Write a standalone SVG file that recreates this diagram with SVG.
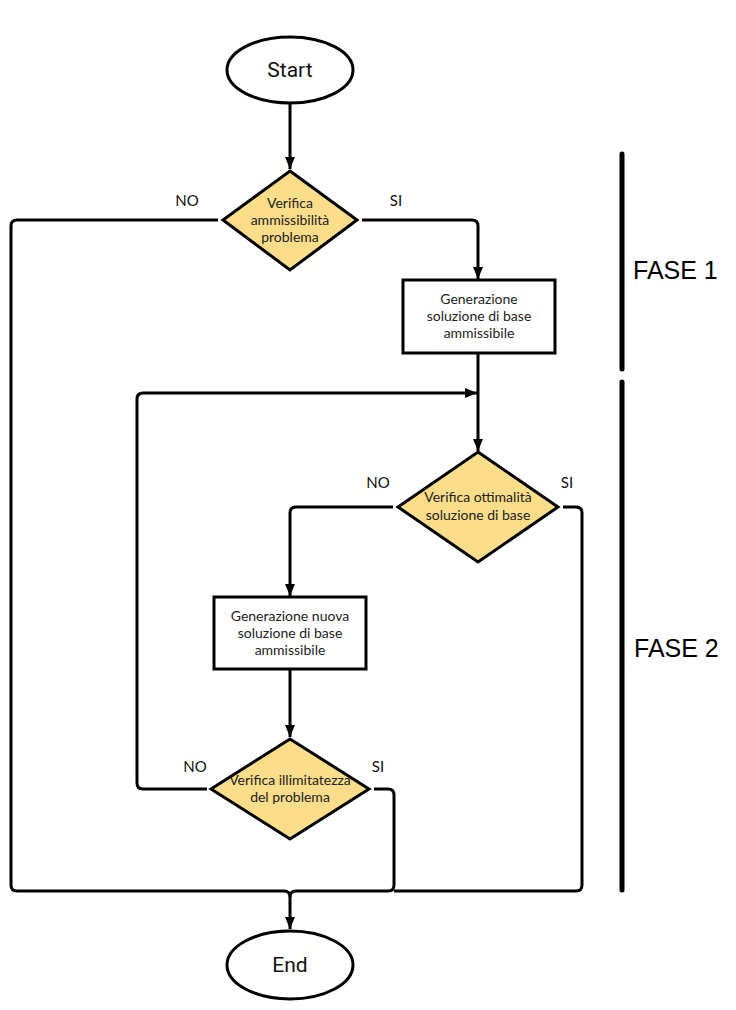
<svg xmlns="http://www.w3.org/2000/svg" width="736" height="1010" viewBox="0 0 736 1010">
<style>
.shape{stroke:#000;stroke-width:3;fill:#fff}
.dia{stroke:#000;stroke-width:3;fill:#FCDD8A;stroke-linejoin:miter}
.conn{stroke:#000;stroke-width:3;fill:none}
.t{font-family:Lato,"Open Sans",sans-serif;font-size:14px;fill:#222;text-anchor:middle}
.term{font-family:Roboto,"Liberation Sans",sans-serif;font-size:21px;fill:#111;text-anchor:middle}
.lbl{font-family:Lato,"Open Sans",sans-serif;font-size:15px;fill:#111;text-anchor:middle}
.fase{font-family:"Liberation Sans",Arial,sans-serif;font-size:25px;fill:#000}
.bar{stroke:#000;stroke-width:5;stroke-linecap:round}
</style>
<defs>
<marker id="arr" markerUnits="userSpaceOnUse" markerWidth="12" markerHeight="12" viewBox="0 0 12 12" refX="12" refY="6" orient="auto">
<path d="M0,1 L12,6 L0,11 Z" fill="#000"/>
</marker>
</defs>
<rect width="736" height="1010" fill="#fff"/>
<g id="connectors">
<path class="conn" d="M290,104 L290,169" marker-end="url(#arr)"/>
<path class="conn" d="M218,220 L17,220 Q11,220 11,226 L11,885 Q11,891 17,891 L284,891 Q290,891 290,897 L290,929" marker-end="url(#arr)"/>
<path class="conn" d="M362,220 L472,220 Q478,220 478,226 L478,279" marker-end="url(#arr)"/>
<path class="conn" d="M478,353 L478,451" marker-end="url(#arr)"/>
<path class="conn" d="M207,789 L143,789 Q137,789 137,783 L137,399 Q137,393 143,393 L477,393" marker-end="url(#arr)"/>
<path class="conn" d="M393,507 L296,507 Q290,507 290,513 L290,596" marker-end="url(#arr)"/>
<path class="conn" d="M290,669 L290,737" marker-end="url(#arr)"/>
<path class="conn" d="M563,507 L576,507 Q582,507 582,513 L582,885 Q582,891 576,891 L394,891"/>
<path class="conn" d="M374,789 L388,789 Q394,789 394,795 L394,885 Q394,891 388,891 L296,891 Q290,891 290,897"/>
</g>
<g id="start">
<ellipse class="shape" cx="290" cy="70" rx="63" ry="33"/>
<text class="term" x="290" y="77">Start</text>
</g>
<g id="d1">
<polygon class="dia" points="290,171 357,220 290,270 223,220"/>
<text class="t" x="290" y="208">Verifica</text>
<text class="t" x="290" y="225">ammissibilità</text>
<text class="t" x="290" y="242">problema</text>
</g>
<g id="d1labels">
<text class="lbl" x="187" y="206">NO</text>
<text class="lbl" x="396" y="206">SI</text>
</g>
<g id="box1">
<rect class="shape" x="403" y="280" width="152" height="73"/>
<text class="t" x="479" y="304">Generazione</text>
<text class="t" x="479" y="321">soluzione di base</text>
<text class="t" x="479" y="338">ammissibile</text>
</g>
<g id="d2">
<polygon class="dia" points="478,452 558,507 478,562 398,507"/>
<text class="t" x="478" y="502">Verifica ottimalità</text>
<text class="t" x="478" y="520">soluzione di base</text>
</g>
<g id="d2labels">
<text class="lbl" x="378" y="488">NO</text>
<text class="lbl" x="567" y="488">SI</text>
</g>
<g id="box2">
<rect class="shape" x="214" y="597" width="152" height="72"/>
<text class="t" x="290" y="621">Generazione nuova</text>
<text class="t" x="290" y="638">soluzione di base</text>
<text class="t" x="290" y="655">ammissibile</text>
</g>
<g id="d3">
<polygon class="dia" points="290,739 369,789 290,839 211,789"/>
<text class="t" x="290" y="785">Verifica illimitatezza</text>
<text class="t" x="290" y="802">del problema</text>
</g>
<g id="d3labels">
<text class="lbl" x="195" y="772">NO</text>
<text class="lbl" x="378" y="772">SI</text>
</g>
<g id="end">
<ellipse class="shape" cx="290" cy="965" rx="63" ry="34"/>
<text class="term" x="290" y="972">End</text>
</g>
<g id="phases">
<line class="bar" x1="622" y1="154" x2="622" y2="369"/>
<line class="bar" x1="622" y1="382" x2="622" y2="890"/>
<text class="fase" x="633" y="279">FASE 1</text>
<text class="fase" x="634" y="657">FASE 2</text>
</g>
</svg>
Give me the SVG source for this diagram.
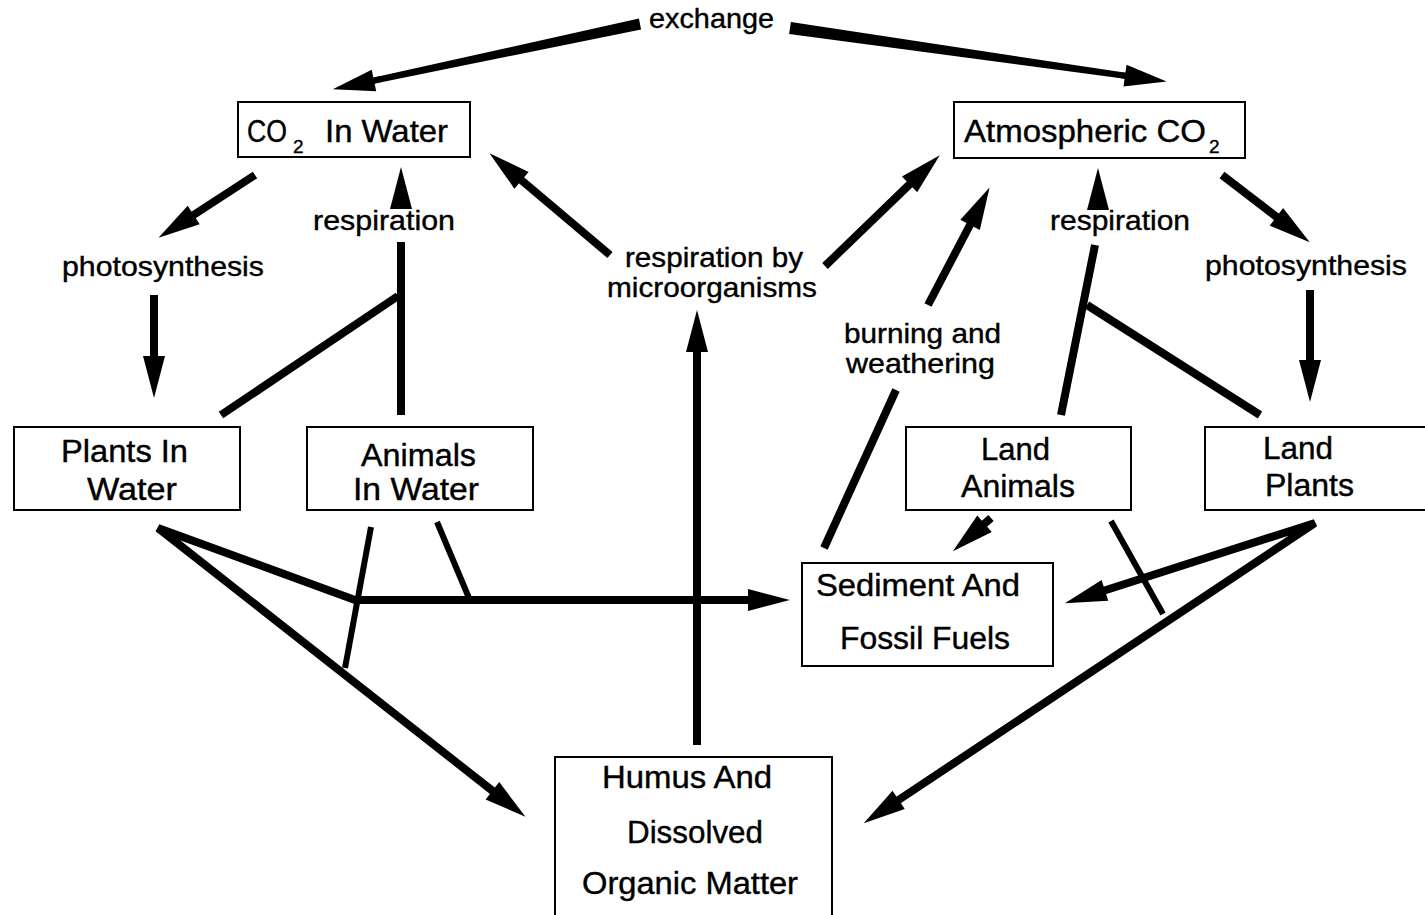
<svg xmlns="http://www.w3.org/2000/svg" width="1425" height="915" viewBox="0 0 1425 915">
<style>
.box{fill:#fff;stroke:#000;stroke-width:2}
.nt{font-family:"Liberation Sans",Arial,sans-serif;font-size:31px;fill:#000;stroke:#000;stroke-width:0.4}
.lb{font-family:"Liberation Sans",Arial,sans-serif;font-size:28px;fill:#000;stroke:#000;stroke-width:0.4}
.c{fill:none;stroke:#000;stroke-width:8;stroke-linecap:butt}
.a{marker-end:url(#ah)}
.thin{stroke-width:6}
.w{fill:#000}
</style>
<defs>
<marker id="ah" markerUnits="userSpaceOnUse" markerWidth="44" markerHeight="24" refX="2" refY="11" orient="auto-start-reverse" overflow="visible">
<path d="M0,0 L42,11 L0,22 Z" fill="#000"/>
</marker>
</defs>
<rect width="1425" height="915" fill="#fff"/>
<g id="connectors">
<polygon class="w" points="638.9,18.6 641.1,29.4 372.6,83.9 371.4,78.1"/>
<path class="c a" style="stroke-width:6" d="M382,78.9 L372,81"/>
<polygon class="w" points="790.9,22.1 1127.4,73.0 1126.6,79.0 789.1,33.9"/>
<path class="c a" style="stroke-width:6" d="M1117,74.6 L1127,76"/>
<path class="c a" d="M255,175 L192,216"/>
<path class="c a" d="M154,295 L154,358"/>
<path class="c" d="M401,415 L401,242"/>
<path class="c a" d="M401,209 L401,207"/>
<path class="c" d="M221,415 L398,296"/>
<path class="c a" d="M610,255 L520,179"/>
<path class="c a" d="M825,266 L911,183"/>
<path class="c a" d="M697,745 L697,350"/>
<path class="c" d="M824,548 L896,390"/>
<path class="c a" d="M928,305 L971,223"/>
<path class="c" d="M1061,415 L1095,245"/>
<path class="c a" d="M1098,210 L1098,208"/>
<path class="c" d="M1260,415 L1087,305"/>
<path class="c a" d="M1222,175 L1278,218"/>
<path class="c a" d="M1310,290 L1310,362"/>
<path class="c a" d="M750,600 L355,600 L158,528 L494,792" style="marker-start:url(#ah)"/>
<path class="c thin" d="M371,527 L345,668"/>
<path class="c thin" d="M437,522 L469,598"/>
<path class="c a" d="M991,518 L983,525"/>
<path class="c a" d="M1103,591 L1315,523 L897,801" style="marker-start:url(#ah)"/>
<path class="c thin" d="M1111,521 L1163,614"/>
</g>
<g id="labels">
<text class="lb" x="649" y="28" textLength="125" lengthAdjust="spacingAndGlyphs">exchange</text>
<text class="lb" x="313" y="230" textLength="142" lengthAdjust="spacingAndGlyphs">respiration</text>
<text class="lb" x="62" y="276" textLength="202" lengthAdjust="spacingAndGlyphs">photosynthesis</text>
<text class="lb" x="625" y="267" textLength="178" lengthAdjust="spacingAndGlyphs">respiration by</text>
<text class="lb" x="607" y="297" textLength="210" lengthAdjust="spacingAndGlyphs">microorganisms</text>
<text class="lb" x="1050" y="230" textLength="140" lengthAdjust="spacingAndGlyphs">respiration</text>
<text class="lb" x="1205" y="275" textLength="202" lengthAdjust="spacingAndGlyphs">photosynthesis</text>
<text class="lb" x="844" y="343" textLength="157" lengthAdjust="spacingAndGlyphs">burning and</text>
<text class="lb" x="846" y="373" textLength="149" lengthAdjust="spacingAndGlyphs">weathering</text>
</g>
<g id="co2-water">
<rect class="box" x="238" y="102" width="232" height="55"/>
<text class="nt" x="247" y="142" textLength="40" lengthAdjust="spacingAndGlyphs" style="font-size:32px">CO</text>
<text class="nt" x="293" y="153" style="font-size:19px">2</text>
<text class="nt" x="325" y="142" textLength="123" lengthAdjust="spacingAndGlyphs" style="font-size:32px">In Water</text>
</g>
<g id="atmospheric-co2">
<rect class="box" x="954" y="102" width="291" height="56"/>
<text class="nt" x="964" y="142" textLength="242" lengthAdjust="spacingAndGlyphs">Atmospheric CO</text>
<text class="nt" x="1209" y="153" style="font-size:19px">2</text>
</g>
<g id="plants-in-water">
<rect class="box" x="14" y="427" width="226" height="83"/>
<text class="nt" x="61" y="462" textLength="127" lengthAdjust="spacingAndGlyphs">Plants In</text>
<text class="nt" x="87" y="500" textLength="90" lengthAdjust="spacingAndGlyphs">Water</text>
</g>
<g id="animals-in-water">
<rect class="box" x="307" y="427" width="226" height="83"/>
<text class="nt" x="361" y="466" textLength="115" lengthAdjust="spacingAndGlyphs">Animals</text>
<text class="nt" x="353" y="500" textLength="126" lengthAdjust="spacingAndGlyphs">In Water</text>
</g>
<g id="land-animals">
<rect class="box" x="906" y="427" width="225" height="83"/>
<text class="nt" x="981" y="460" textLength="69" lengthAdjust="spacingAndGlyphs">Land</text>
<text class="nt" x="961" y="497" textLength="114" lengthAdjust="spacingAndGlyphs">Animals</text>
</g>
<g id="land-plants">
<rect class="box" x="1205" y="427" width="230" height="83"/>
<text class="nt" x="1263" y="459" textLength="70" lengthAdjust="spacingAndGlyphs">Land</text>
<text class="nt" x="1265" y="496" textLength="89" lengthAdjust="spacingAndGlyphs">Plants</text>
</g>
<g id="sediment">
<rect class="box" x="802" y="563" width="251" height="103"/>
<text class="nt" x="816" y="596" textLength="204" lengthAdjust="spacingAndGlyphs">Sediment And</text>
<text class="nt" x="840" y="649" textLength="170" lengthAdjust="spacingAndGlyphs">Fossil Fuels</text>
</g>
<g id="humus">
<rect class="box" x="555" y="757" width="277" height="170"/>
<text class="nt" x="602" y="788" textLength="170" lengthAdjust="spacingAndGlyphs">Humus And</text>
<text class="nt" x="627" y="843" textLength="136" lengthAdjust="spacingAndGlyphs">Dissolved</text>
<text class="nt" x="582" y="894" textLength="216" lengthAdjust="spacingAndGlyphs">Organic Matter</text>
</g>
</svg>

- **WHAT TO WORK ON**: Examine the records and pull out every line where the string "diagram" occurs.

- **TASK OUTPUT**:
Write a standalone SVG file that recreates this diagram with SVG.
Give me the SVG source for this diagram.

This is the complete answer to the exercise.